米国との取り決めにより、タリバンは出国を希望する外国人やアフガニスタン人が飛行機で出国できるようにするとしている。米国と米国の同盟国は、この2週間で約11万3500人をアフガニスタンから退避させたが、国外退避を希望する何万人もの人々が取り残されることになる。
米国政府関係者によると、土曜日に空港に残っている米軍部隊は4,000人以下であり、避難作戦のピーク時の5,800人から減少される。米国防総省のジョン・カービー報道官は記者団に対し、一部の部隊が撤退したことを明らかにしたが、アフガニスタンに残っている部隊数については言及しなかった。
タリバンの関係者は、ロイター通信に対し、タリバンが空港を管理するため、エンジニアや技術者を用意していると語った。

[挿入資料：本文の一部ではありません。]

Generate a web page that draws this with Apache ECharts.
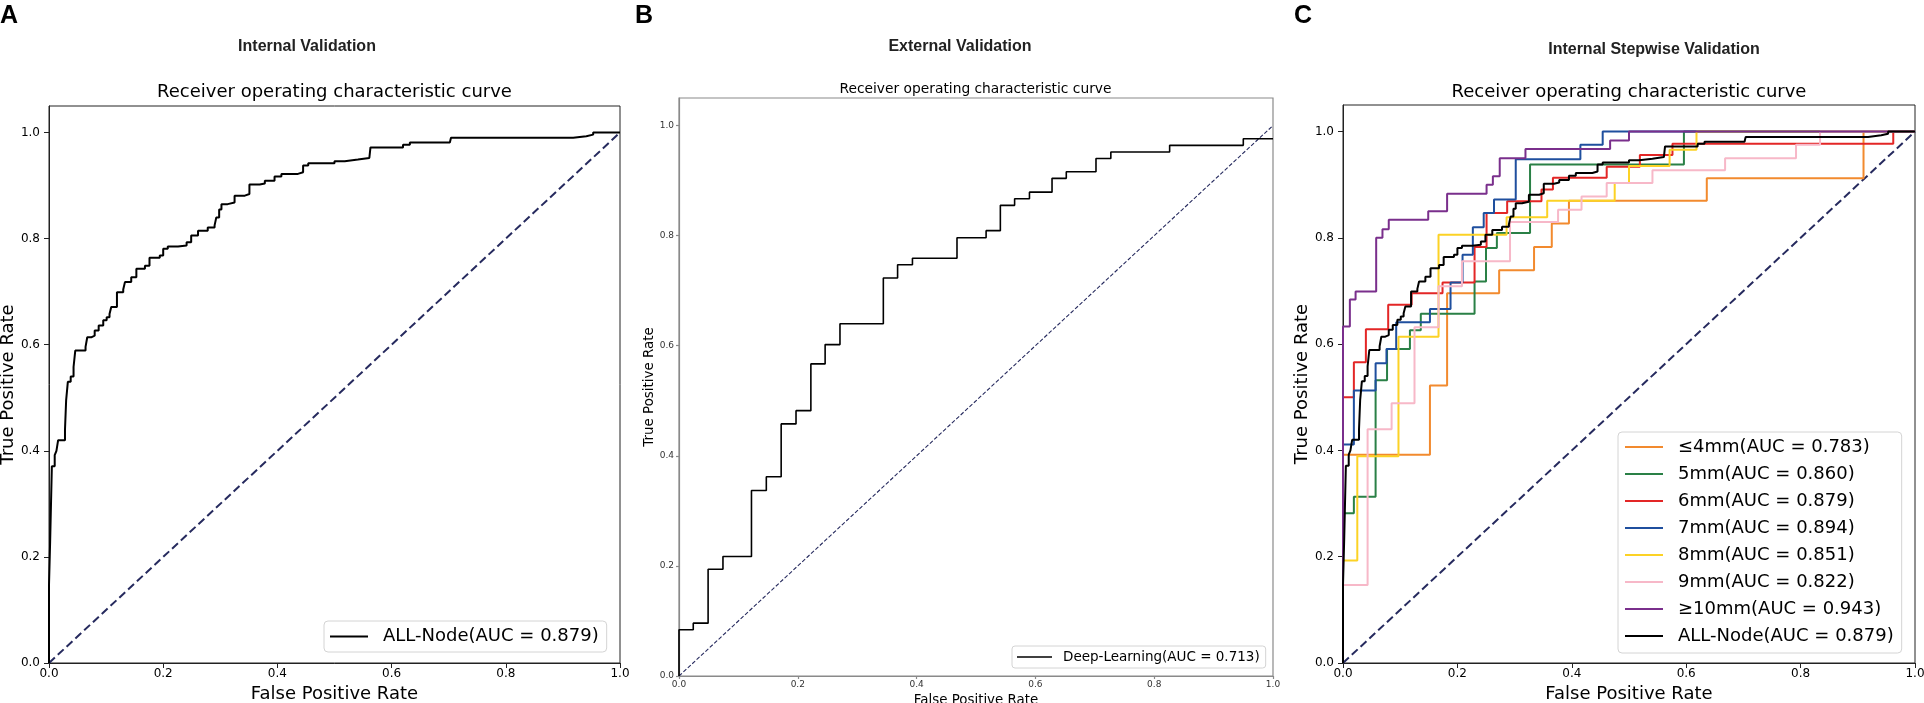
<!DOCTYPE html>
<html><head><meta charset="utf-8">
<script src="https://cdn.jsdelivr.net/npm/echarts@6/dist/echarts.min.js"></script>
<style>html,body{margin:0;padding:0;background:#fff}#c{width:1924px;height:703px}</style>
</head><body><div id="c"></div><script>
// ---------- data ----------
var xTicks = [0, 0.2, 0.4, 0.6, 0.8, 1.0];
var yTicks = [0, 0.2, 0.4, 0.6, 0.8, 1.0];
var diagFpr = [0, 1];
var diagTpr = [0, 1];

// Panel A / C : ALL-Node
var allNodeName = 'ALL-Node(AUC = 0.879)';
var allNodeFpr = [0,0,0.002,0.005,0.010,0.013,0.016,0.028,0.030,0.033,0.038,0.043,0.046,0.064,0.067,0.074,0.080,0.087,0.095,0.101,0.106,0.109,0.119,0.130,0.133,0.144,0.153,0.168,0.176,0.194,0.200,0.208,0.226,0.241,0.249,0.261,0.278,0.290,0.293,0.298,0.302,0.313,0.325,0.343,0.351,0.369,0.378,0.395,0.407,0.436,0.445,0.454,0.500,0.518,0.541,0.561,0.563,0.620,0.632,0.702,0.704,0.918,0.941,0.953,1.0];
var allNodeTpr = [0,0.147,0.229,0.371,0.392,0.400,0.420,0.440,0.495,0.530,0.540,0.558,0.589,0.596,0.614,0.617,0.627,0.636,0.646,0.652,0.658,0.671,0.699,0.704,0.718,0.727,0.743,0.749,0.764,0.768,0.781,0.785,0.787,0.793,0.806,0.815,0.821,0.825,0.840,0.855,0.865,0.868,0.881,0.884,0.902,0.904,0.909,0.917,0.922,0.925,0.938,0.942,0.946,0.949,0.952,0.953,0.972,0.977,0.981,0.981,0.990,0.993,0.996,1.0,1.0];

// Panel B : Deep-Learning
var dlName = 'Deep-Learning(AUC = 0.713)';
var dlFpr = [0,0,0.024,0.049,0.074,0.122,0.147,0.172,0.197,0.222,0.246,0.271,0.344,0.368,0.393,0.468,0.517,0.541,0.565,0.590,0.628,0.652,0.702,0.727,0.826,0.950,1.0];
var dlTpr = [0,0.084,0.096,0.194,0.217,0.337,0.362,0.458,0.482,0.567,0.602,0.640,0.723,0.747,0.759,0.796,0.809,0.855,0.867,0.879,0.904,0.916,0.940,0.952,0.964,0.976,0.976];

// Panel C : stepwise
var stepNames = ['≤4mm(AUC = 0.783)','5mm(AUC = 0.860)','6mm(AUC = 0.879)','7mm(AUC = 0.894)','8mm(AUC = 0.851)','9mm(AUC = 0.822)','≥10mm(AUC = 0.943)'];
var mm4Fpr = [0,0,0.152,0.182,0.273,0.334,0.365,0.395,0.636,0.910,1];
var mm4Tpr = [0,0.392,0.522,0.696,0.739,0.783,0.827,0.870,0.912,1.0,1.0];
var mm5Fpr = [0,0,0.019,0.057,0.077,0.117,0.136,0.230,0.250,0.269,0.327,0.596,1];
var mm5Tpr = [0,0.282,0.313,0.532,0.591,0.626,0.657,0.718,0.781,0.809,0.938,1.0,1.0];
var mm6Fpr = [0,0,0.019,0.040,0.079,0.120,0.174,0.230,0.251,0.287,0.347,0.367,0.461,0.519,0.576,0.962,1];
var mm6Tpr = [0,0.500,0.566,0.628,0.674,0.696,0.716,0.783,0.847,0.869,0.891,0.913,0.934,0.956,0.977,1.0,1.0];
var mm7Fpr = [0,0,0.019,0.057,0.076,0.093,0.152,0.188,0.209,0.227,0.246,0.264,0.302,0.415,0.454,1];
var mm7Tpr = [0,0.411,0.513,0.564,0.591,0.641,0.666,0.716,0.768,0.820,0.847,0.872,0.948,0.975,1.0,1.0];
var mm8Fpr = [0,0,0.025,0.097,0.167,0.286,0.357,0.475,0.500,0.571,0.618,1];
var mm8Tpr = [0,0.193,0.389,0.614,0.806,0.839,0.870,0.903,0.935,0.966,1.0,1.0];
var mm9Fpr = [0,0,0.043,0.085,0.125,0.167,0.208,0.292,0.376,0.417,0.461,0.541,0.668,0.792,0.834,1];
var mm9Tpr = [0,0.147,0.440,0.489,0.632,0.709,0.756,0.830,0.853,0.878,0.903,0.927,0.950,0.975,1.0,1.0];
var mm10Fpr = [0,0,0.012,0.022,0.058,0.069,0.080,0.149,0.182,0.251,0.262,0.274,0.319,0.467,0.500,1];
var mm10Tpr = [0,0.633,0.684,0.699,0.800,0.816,0.834,0.850,0.883,0.900,0.916,0.950,0.967,0.983,1.0,1.0];

// ---------- helpers ----------
function zip(a, b) { return a.map(function (v, i) { return [v, b[i]]; }); }
var MPL = 'DejaVu Sans';
var stepColors = ['#f28a2e','#2a8046','#e32626','#1f4f9e','#fcd225','#f7b8c8','#7a2f8c'];
var stepFpr = [mm4Fpr, mm5Fpr, mm6Fpr, mm7Fpr, mm8Fpr, mm9Fpr, mm10Fpr];
var stepTpr = [mm4Tpr, mm5Tpr, mm6Tpr, mm7Tpr, mm8Tpr, mm9Tpr, mm10Tpr];

function xAxis(gi, o) {
  return {
    type: 'value', gridIndex: gi, min: 0, max: 1, interval: 0.2,
    name: 'False Positive Rate', nameLocation: 'middle', nameGap: o.nameGap,
    nameTextStyle: { fontFamily: MPL, fontSize: o.nameSize, color: '#000' },
    axisLine: { show: true, lineStyle: { color: o.line, width: o.lw } },
    axisTick: { show: true, length: o.tick, lineStyle: { color: o.line, width: o.lw }, customValues: xTicks },
    axisLabel: { fontFamily: MPL, fontSize: o.labelSize, color: o.labelColor, margin: o.xMargin,
      customValues: xTicks, formatter: function (v) { return v.toFixed(1); } },
    splitLine: { show: false }
  };
}
function yAxis(gi, o) {
  return {
    type: 'value', gridIndex: gi, min: 0, max: 1.05, interval: 0.2,
    name: 'True Positive Rate', nameLocation: 'middle', nameGap: o.yNameGap, nameRotate: 90,
    nameTextStyle: { fontFamily: MPL, fontSize: o.nameSize, color: '#000' },
    axisLine: { show: true, lineStyle: { color: o.line, width: o.lw } },
    axisTick: { show: true, length: o.tick, lineStyle: { color: o.line, width: o.lw }, customValues: yTicks },
    axisLabel: { fontFamily: MPL, fontSize: o.labelSize, color: o.labelColor, margin: o.yMargin,
      customValues: yTicks, formatter: function (v) { return v > 1.001 ? '' : v.toFixed(1); } },
    splitLine: { show: false }
  };
}
var big = { nameGap: 20, yNameGap: 30, nameSize: 18, labelSize: 12, labelColor: '#000', line: '#222', lw: 1, tick: 5, xMargin: 5, yMargin: 9 };
var small = { nameGap: 16, yNameGap: 21, nameSize: 13.4, labelSize: 9, labelColor: '#333', line: '#8a8a8a', lw: 1.2, tick: 3, xMargin: 4, yMargin: 5 };
var bigC = Object.assign({}, big, { yNameGap: 29 });

function diag(gi, w, dash) {
  return { type: 'line', xAxisIndex: gi, yAxisIndex: gi, data: zip(diagFpr, diagTpr), symbol: 'none',
    lineStyle: { color: '#262a5e', width: w, type: dash }, silent: true, z: 1 };
}
function roc(gi, name, fpr, tpr, color, w, z) {
  return { type: 'line', name: name, xAxisIndex: gi, yAxisIndex: gi, data: zip(fpr, tpr), step: 'end',
    symbol: 'none', showSymbol: false, color: color, lineStyle: { color: color, width: w }, z: z || 2 };
}

var series = [];
series.push(diag(0, 2, [8, 4]));
series.push(roc(0, allNodeName, allNodeFpr, allNodeTpr, '#000', 2, 3));
series.push(diag(1, 1.1, [4, 2]));
series.push(roc(1, dlName, dlFpr, dlTpr, '#000', 1.6, 3));
series.push(diag(2, 2, [8, 4]));
for (var i = 0; i < stepNames.length; i++) {
  series.push(roc(2, stepNames[i], stepFpr[i], stepTpr[i], stepColors[i], 2, 2 + i * 0.01));
}
series.push(roc(2, allNodeName, allNodeFpr, allNodeTpr, '#000', 2, 3));

function legend(o) {
  return Object.assign({
    orient: 'vertical', icon: 'rect', itemWidth: 38, itemHeight: 2, selectedMode: false,
    itemStyle: { borderWidth: 0 },
    backgroundColor: 'rgba(255,255,255,0.8)', borderColor: '#d4d4d4', borderWidth: 1, borderRadius: 4
  }, o);
}

var gText = function (t, x, y, size, weight, family, color) {
  return { type: 'text', x: x, y: y, silent: true,
    style: { text: t, fontSize: size, fontWeight: weight, fontFamily: family, fill: color, align: 'center', verticalAlign: 'middle' } };
};

var option = {
  animation: false,
  backgroundColor: '#fff',
  grid: [
    { left: 49, top: 106, width: 571, height: 557, show: true, borderColor: '#222', borderWidth: 1, outerBoundsMode: 'none', containLabel: false },
    { left: 679, top: 98, width: 594, height: 578, show: true, borderColor: '#8a8a8a', borderWidth: 1.2, outerBoundsMode: 'none', containLabel: false },
    { left: 1343, top: 105, width: 572, height: 558, show: true, borderColor: '#222', borderWidth: 1, outerBoundsMode: 'none', containLabel: false }
  ],
  xAxis: [xAxis(0, big), xAxis(1, small), xAxis(2, bigC)],
  yAxis: [yAxis(0, big), yAxis(1, small), yAxis(2, bigC)],
  legend: [
    legend({ left: 324, top: 621, data: [allNodeName], padding: [5, 8, 5, 6],
      textStyle: { fontFamily: MPL, fontSize: 18, color: '#000', lineHeight: 21, padding: [0, 0, 0, 10] } }),
    legend({ left: 1012, top: 646, data: [dlName], itemWidth: 35, itemHeight: 1.6, padding: [3, 6, 3, 5], borderRadius: 3,
      textStyle: { fontFamily: MPL, fontSize: 13.5, color: '#000', lineHeight: 16, padding: [0, 0, 0, 6] } }),
    legend({ left: 1618, top: 432, data: stepNames.concat([allNodeName]), itemGap: 5, padding: [4, 8, 6, 7],
      textStyle: { fontFamily: MPL, fontSize: 18, color: '#000', lineHeight: 22, padding: [0, 0, 0, 10] } })
  ],
  graphic: [
    { type: 'text', x: 0, y: 16, silent: true, style: { text: 'A', fontSize: 25, fontWeight: 'bold', fontFamily: 'Liberation Sans', fill: '#000', align: 'left', verticalAlign: 'middle' } },
    { type: 'text', x: 635, y: 16, silent: true, style: { text: 'B', fontSize: 25, fontWeight: 'bold', fontFamily: 'Liberation Sans', fill: '#000', align: 'left', verticalAlign: 'middle' } },
    { type: 'text', x: 1294, y: 16, silent: true, style: { text: 'C', fontSize: 25, fontWeight: 'bold', fontFamily: 'Liberation Sans', fill: '#000', align: 'left', verticalAlign: 'middle' } },
    gText('Internal Validation', 307, 46.5, 16, 'bold', 'Liberation Sans', '#222'),
    gText('External Validation', 960, 46.5, 16, 'bold', 'Liberation Sans', '#222'),
    gText('Internal Stepwise Validation', 1654, 49.5, 16, 'bold', 'Liberation Sans', '#222'),
    gText('Receiver operating characteristic curve', 334.5, 92.5, 18, 'normal', MPL, '#000'),
    gText('Receiver operating characteristic curve', 975.5, 89, 13.8, 'normal', MPL, '#000'),
    gText('Receiver operating characteristic curve', 1629, 92.5, 18, 'normal', MPL, '#000')
  ],
  series: series
};

var chart = echarts.init(document.getElementById('c'), null, { renderer: 'canvas' });
chart.setOption(option);
</script></body></html>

匿名を条件に語ったある関係者は、「双方が迅速な引き渡しを目指しており、我々はカブール空港を完全に掌握するために、米国側の最終承認を待っているところだ」と述べた。
欧米の警備担当者によると、木曜日にカブール空港の外で自爆テロが発生した後、米国政府より過激派による更なる攻撃について具体的な警告が出されたため、空港ゲートの混雑は減少した。
タリバンが政権に復帰して以来、何千人ものアフガニスタン人が飛行機に搭乗しようと集まっていた空港のゲート付近で発生した自爆攻撃により、数多くのアフガニスタン人と13人の米軍兵が死亡した。
米国は金曜日、自爆テロの首謀者として、欧米諸国とアフガニスタンの新政権であるタリバンの敵対組織である「ダーイシュ」に属する武装勢力2人を殺害したと発表した。
バイデン大統領は、自爆テロの犯人を追い詰めることを誓い、このドローン空爆が最後ではないと語っていた。
タリバンは、パキスタンと国境を接する東部のナンガルハル州で深夜に行われた米国のドローンによる空爆を非難した。
タリバンの報道官は、「米国は空爆を行う前に、我々に知らせるべきだった。米国による今回の空爆は、アフガニスタンの領土に対する明らかな攻撃である」と述べ、空爆により女性2人と子供1人が負傷したことを明らかにした。
タリバンは、空港での自爆テロ事件に関与した容疑者の一部を逮捕したと発表した。
タリバンのザビフラ・ムシャヒド報道官は土曜日、タリバンは米軍の撤退後「非常に迅速に」空港を掌握し、数日中に完全な内閣を発表すると述べた。
ムシャヒド報道官は、アフガニスタンの34州のうち1州を除くすべての州で知事と警察署長を任命し、国の経済問題を解決するための措置を講じると語った。
何十億ドルもの援助を失うことに直面しているタリバンは、米軍撤退後も外交関係を維持することを、米国をはじめとする西側諸国に訴えた。英国は、タリバンが国外退去を希望する人々に対し安全な通路を提供し、人権を尊重する場合に限り、そのようにすべきだと述べた。
米軍および同盟国の航空機は、米政府が退避作戦終了の準備をしているため、土曜日には乗客数が減少した。
アフガニスタンから民間人を避難させる最後の英国航空機は、土曜日にカブールを出発した。米国防総省の報道官によると、英国軍は今週末に出発する際、少数のアフガン市民を航空機に搭乗させるという。英国軍司令官のニック・カーター氏は、英国に協力していた何百人もの人々が退避することできないだろうと語った。
カブール空港は混乱しているものの、それ以外の地域はおおむね平穏である。タリバンの報道官によると、タリバンは、武器や車両を含む政府の装備について、1週間以内に引き渡すよう住民に伝えているという。
アフガニスタンでは、タリバンの攻撃により政府と軍が崩壊し、その混乱に乗じてバイデン大統領は国内外から批判されていたが、今回の空港での自爆テロにより、その批判に拍車がかかっている。バイデン大統領は、米国が2001年にアフガニスタンに侵攻した目的は既に達成されていると、自らの決断を堅持している。